6. The Future of GPU Monitoring and Management
As technology evolves, the field of GPU monitoring and management is set to undergo significant transformations driven by advancements in artificial intelligence (AI), cloud computing, and user experience improvements.
Let’s see how these changes are expected to revolutionize how we interact with and optimize GPU resources.
6.1. AI-Driven Analytics
The integration of AI-driven analytics into GPU monitoring tools is a promising frontier.
AI algorithms are capable of analyzing vast amounts of performance data to provide predictive insights. This could manifest in several practical applications, such as predicting hardware failures before they happen, optimizing power usage for energy-efficient performance, and automatically adjusting settings based on workload requirements.
Let’s imagine a scenario where our GPU management tool not only alerts us about a potential overheating issue but also suggests optimal configuration adjustments to mitigate the risk. Such smart, proactive management could greatly enhance both the performance and lifespan of GPUs.
6.2. Integrated Cloud-Based Monitoring
The rise of cloud computing has already started changing how we manage resources, and GPU monitoring is no exception.
In the future, cloud-based monitoring systems could offer real-time insights into GPU performance across distributed systems. This would be particularly beneficial for large-scale operations like data centers, as well as system administrators utilizing cloud-based GPU services for tasks like deep learning and complex simulations.
With such systems, we could monitor and manage our GPU resources from anywhere, making remote troubleshooting and optimization more feasible.
Moreover, this cloud integration could allow for aggregating data from multiple sources, enabling more comprehensive analytics and benchmarking against industry standards or similar setups.
6.3. Enhanced Compatibility and Features in nvidia-smi
NVIDIA’s nvidia-smi tool is likely to continue evolving, keeping pace with the latest GPU architectures and user needs. Future versions might expand its compatibility to encompass a broader range of NVIDIA GPUs, including the latest and upcoming models.
Furthermore, NVIDIA might focus on enhancing the user experience by bridging the gap between the command-line interface and graphical user interfaces. This could involve developing more intuitive, easy-to-use visual tools that integrate the detailed analytics of nvidia-smi, making it accessible to a wider audience without compromising on the depth of information.

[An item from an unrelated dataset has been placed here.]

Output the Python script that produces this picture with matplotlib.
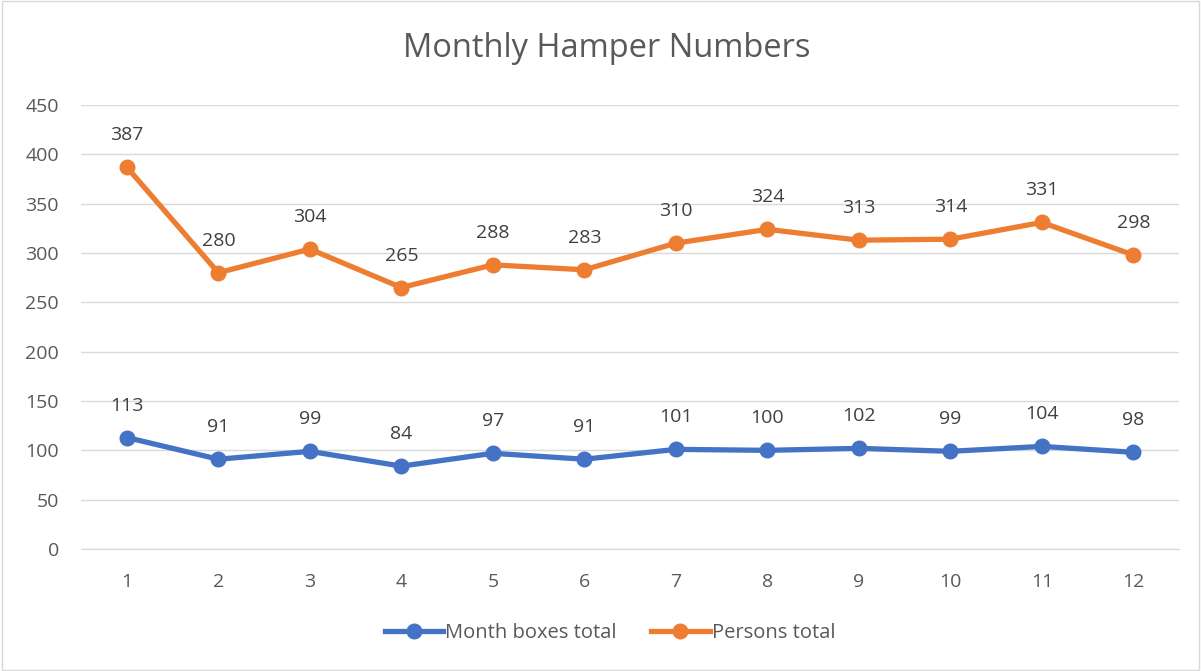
import matplotlib.pyplot as plt
from matplotlib.patches import Rectangle

months = [1, 2, 3, 4, 5, 6, 7, 8, 9, 10, 11, 12]
boxes = [113, 91, 99, 84, 97, 91, 101, 100, 102, 99, 104, 98]
persons = [387, 280, 304, 265, 288, 283, 310, 324, 313, 314, 331, 298]

blue = '#4472C4'
orange = '#ED7D31'
txt = '#595959'

plt.rcParams['font.family'] = ['Open Sans', 'DejaVu Sans']

fig = plt.figure(figsize=(12.01, 6.71), dpi=100)
fig.patches.append(Rectangle((0.002, 0.002), 0.996, 0.996, transform=fig.transFigure,
                             fill=False, edgecolor='#D9D9D9', linewidth=1))
ax = fig.add_axes([0.0675, 0.1818, 0.9143, 0.6617])

ax.plot(months, boxes, '-o', color=blue, linewidth=3.8, markersize=10.5, label='Month boxes total')
ax.plot(months, persons, '-o', color=orange, linewidth=3.8, markersize=10.5, label='Persons total')

# data labels above every point
for x, y in zip(months, boxes):
    ax.annotate(str(y), (x, y), xytext=(0, 23), textcoords='offset points',
                ha='center', va='center', fontsize=14, color='#404040')
for x, y in zip(months, persons):
    ax.annotate(str(y), (x, y), xytext=(0, 23), textcoords='offset points',
                ha='center', va='center', fontsize=14, color='#404040')

ax.set_xlim(0.5, 12.5)
ax.set_ylim(0, 450)
ax.set_yticks(range(0, 451, 50))
ax.set_xticks(months)
ax.grid(axis='y', color='#D9D9D9', linewidth=1)
ax.set_axisbelow(True)
for s in ['top', 'right', 'left']:
    ax.spines[s].set_visible(False)
ax.spines['bottom'].set_color('#D9D9D9')
ax.tick_params(axis='both', length=0, labelsize=14, labelcolor=txt)
ax.tick_params(axis='x', pad=17)
ax.tick_params(axis='y', pad=16)

fig.text(0.505, 0.928, 'Monthly Hamper Numbers', ha='center', va='center', fontsize=23.5, color=txt)

fig.legend(loc='center', bbox_to_anchor=(0.508, 0.057), ncol=2, frameon=False,
           fontsize=14.5, labelcolor=txt, handlelength=2.9, handletextpad=0.1, columnspacing=1.7)

fig.savefig('out.png', dpi=100)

Thus, such advancements would not only cater to us tech-savvy users but also to novices who seek to leverage the full potential of GPUs without delving deep into command-line operations.
Ultimately, the future of GPU monitoring and management looks bright and dynamic, with AI integration, cloud-based solutions, and user-friendly advancements shaping the way we utilize and interact with these powerful components. These developments will not only enhance efficiency and performance but also open up new possibilities for both individual users and large-scale operations.
7. Conclusion
In this article, we delved into the nuances of the nvidia-smi command for NVIDIA GPUs in a Linux environment. Starting with the basics of nvidia-smi, we navigated through the common issue of incomplete GPU name displays, uncovering the options available to extract detailed GPU information.
Then, we speculated on the future of GPU monitoring and management, anticipating advancements in AI-driven analytics and cloud-based monitoring solutions. As GPUs continue to play a crucial role in various computing sectors, nvidia-smi and other tools for monitoring and managing them will undoubtedly evolve to meet the growing demands of these advanced computing needs.
Finally, we should remember that nvidia-smi is more than just a command-line utility — it’s a gateway to optimizing and understanding our NVIDIA GPU’s performance and capabilities. Whether we’re gaming enthusiasts, professional system administrators in high-performance computing, or simply curious about the potential of our NVIDIA hardware, nvidia-smi stands as an indispensable tool in our arsenal.